▶ _Information shown_:
○ ○ ○ ○ ○ ○ ○
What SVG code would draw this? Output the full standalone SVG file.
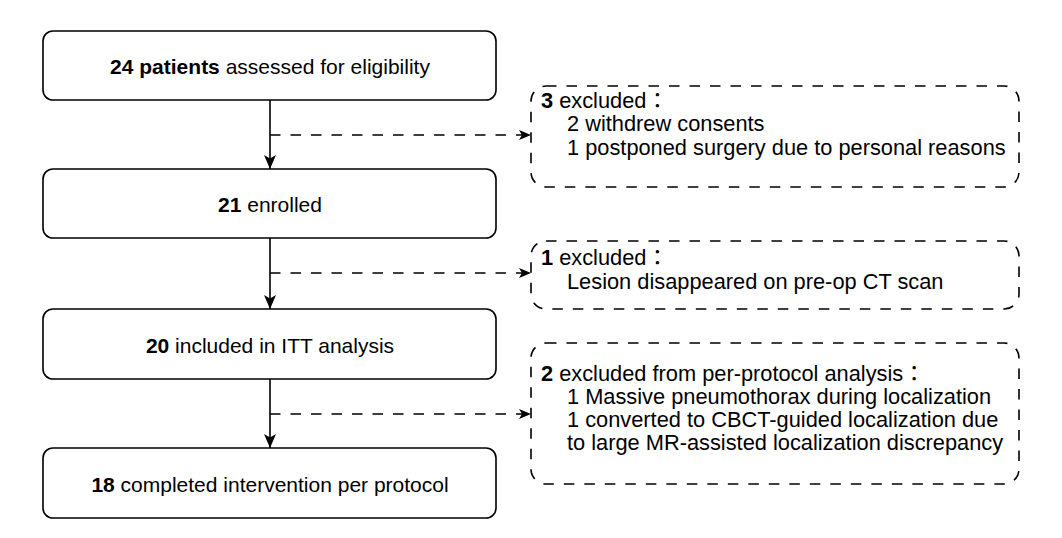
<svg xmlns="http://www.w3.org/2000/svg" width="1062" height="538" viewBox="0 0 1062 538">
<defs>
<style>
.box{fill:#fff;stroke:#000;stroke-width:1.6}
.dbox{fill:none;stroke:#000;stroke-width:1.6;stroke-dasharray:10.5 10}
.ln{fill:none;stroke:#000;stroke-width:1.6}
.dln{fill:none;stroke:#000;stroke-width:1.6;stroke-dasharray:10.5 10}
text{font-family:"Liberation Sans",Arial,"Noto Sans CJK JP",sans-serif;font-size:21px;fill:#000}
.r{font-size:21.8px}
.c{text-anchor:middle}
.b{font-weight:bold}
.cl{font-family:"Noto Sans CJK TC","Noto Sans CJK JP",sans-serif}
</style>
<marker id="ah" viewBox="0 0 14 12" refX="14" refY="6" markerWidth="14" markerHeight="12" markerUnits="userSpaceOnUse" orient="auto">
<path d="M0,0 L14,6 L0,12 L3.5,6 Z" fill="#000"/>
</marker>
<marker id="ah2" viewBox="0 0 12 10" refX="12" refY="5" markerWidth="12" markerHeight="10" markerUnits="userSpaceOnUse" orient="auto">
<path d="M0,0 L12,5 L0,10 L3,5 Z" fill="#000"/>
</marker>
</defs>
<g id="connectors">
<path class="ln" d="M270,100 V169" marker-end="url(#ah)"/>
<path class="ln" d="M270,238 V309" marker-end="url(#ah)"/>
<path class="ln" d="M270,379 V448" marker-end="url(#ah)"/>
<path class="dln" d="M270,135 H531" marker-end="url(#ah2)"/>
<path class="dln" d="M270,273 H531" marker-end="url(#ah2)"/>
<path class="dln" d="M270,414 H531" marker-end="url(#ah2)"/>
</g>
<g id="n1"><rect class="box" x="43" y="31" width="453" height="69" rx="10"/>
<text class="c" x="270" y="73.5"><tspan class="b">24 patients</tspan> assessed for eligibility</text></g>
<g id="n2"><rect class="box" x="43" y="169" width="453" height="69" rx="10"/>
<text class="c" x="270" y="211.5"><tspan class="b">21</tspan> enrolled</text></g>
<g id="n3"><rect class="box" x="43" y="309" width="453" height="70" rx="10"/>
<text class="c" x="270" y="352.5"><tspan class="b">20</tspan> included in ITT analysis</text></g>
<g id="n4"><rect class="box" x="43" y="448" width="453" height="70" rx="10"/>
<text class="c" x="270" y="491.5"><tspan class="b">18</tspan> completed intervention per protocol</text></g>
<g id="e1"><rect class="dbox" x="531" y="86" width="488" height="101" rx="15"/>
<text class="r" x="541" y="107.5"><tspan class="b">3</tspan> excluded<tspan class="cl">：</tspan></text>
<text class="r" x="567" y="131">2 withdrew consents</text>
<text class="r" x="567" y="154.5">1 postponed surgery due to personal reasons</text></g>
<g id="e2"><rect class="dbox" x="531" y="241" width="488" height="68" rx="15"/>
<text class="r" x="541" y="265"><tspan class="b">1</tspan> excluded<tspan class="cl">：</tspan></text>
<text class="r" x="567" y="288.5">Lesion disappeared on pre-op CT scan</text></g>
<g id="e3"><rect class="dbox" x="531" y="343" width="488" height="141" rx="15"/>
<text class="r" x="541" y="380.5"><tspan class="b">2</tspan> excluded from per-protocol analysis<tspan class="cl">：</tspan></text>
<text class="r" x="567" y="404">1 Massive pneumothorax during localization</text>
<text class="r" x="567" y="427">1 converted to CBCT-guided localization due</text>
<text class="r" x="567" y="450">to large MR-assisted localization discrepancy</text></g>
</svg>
○ ○ ○ ○ ○ ○ ○
▶ _What is expected_: Except for the pictures, reproduce every line exactly.

▶ _The answer_:
What SVG code would draw this? Output the full standalone SVG file.
<svg xmlns="http://www.w3.org/2000/svg" width="1062" height="538" viewBox="0 0 1062 538">
<defs>
<style>
.box{fill:#fff;stroke:#000;stroke-width:1.6}
.dbox{fill:none;stroke:#000;stroke-width:1.6;stroke-dasharray:10.5 10}
.ln{fill:none;stroke:#000;stroke-width:1.6}
.dln{fill:none;stroke:#000;stroke-width:1.6;stroke-dasharray:10.5 10}
text{font-family:"Liberation Sans",Arial,"Noto Sans CJK JP",sans-serif;font-size:21px;fill:#000}
.r{font-size:21.8px}
.c{text-anchor:middle}
.b{font-weight:bold}
.cl{font-family:"Noto Sans CJK TC","Noto Sans CJK JP",sans-serif}
</style>
<marker id="ah" viewBox="0 0 14 12" refX="14" refY="6" markerWidth="14" markerHeight="12" markerUnits="userSpaceOnUse" orient="auto">
<path d="M0,0 L14,6 L0,12 L3.5,6 Z" fill="#000"/>
</marker>
<marker id="ah2" viewBox="0 0 12 10" refX="12" refY="5" markerWidth="12" markerHeight="10" markerUnits="userSpaceOnUse" orient="auto">
<path d="M0,0 L12,5 L0,10 L3,5 Z" fill="#000"/>
</marker>
</defs>
<g id="connectors">
<path class="ln" d="M270,100 V169" marker-end="url(#ah)"/>
<path class="ln" d="M270,238 V309" marker-end="url(#ah)"/>
<path class="ln" d="M270,379 V448" marker-end="url(#ah)"/>
<path class="dln" d="M270,135 H531" marker-end="url(#ah2)"/>
<path class="dln" d="M270,273 H531" marker-end="url(#ah2)"/>
<path class="dln" d="M270,414 H531" marker-end="url(#ah2)"/>
</g>
<g id="n1"><rect class="box" x="43" y="31" width="453" height="69" rx="10"/>
<text class="c" x="270" y="73.5"><tspan class="b">24 patients</tspan> assessed for eligibility</text></g>
<g id="n2"><rect class="box" x="43" y="169" width="453" height="69" rx="10"/>
<text class="c" x="270" y="211.5"><tspan class="b">21</tspan> enrolled</text></g>
<g id="n3"><rect class="box" x="43" y="309" width="453" height="70" rx="10"/>
<text class="c" x="270" y="352.5"><tspan class="b">20</tspan> included in ITT analysis</text></g>
<g id="n4"><rect class="box" x="43" y="448" width="453" height="70" rx="10"/>
<text class="c" x="270" y="491.5"><tspan class="b">18</tspan> completed intervention per protocol</text></g>
<g id="e1"><rect class="dbox" x="531" y="86" width="488" height="101" rx="15"/>
<text class="r" x="541" y="107.5"><tspan class="b">3</tspan> excluded<tspan class="cl">：</tspan></text>
<text class="r" x="567" y="131">2 withdrew consents</text>
<text class="r" x="567" y="154.5">1 postponed surgery due to personal reasons</text></g>
<g id="e2"><rect class="dbox" x="531" y="241" width="488" height="68" rx="15"/>
<text class="r" x="541" y="265"><tspan class="b">1</tspan> excluded<tspan class="cl">：</tspan></text>
<text class="r" x="567" y="288.5">Lesion disappeared on pre-op CT scan</text></g>
<g id="e3"><rect class="dbox" x="531" y="343" width="488" height="141" rx="15"/>
<text class="r" x="541" y="380.5"><tspan class="b">2</tspan> excluded from per-protocol analysis<tspan class="cl">：</tspan></text>
<text class="r" x="567" y="404">1 Massive pneumothorax during localization</text>
<text class="r" x="567" y="427">1 converted to CBCT-guided localization due</text>
<text class="r" x="567" y="450">to large MR-assisted localization discrepancy</text></g>
</svg>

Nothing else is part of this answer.